Bryant praised the SBA for making it possible for certain loans to be financed that wouldn’t otherwise get done.

But he argued that banks tend to favor larger SBA loans because they are easier to bundle for resale in the secondary markets. Meanwhile, the smaller loans sought by many inner-city businesses are being ignored because they’re harder to bundle.

Community activists also point out that, since there are so few banks in the inner city, the prospect of many minority business owners actually applying for an SBA loan isn’t great.
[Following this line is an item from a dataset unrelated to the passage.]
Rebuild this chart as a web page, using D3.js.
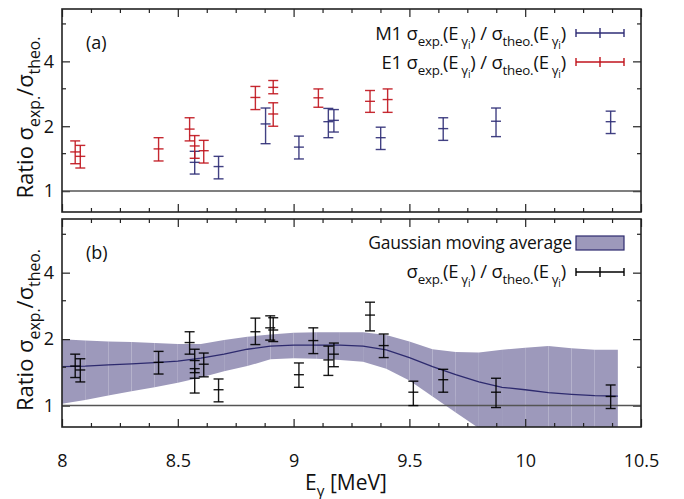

Operation Hope released a study last year showing that 77 percent of minority-owned businesses in South Central L.A. didn’t apply to banks for lines of credit or loans, and 75 percent of those said they didn’t do so because they believed their applications would be denied.

Nor were these shaky companies. Of the firms surveyed, 93 percent had been in business for three years or more, and 75 percent reported annual sales of $100,000 or more.

Alvarado is sympathetic, and said the SBA works to take banks into communities where they might not otherwise go, and to persuade them that collateral isn’t the only measuring stick for an inner-city loan. But he admits that it is sometimes a struggle.

“We’re not necessarily trying to get banks to take on more risk, but we are trying to get them to take a better look (at a loan) and don’t stop and say, ‘We can’t, there’s no collateral,’ ” he said. “There’s a lot more that needs to be done.”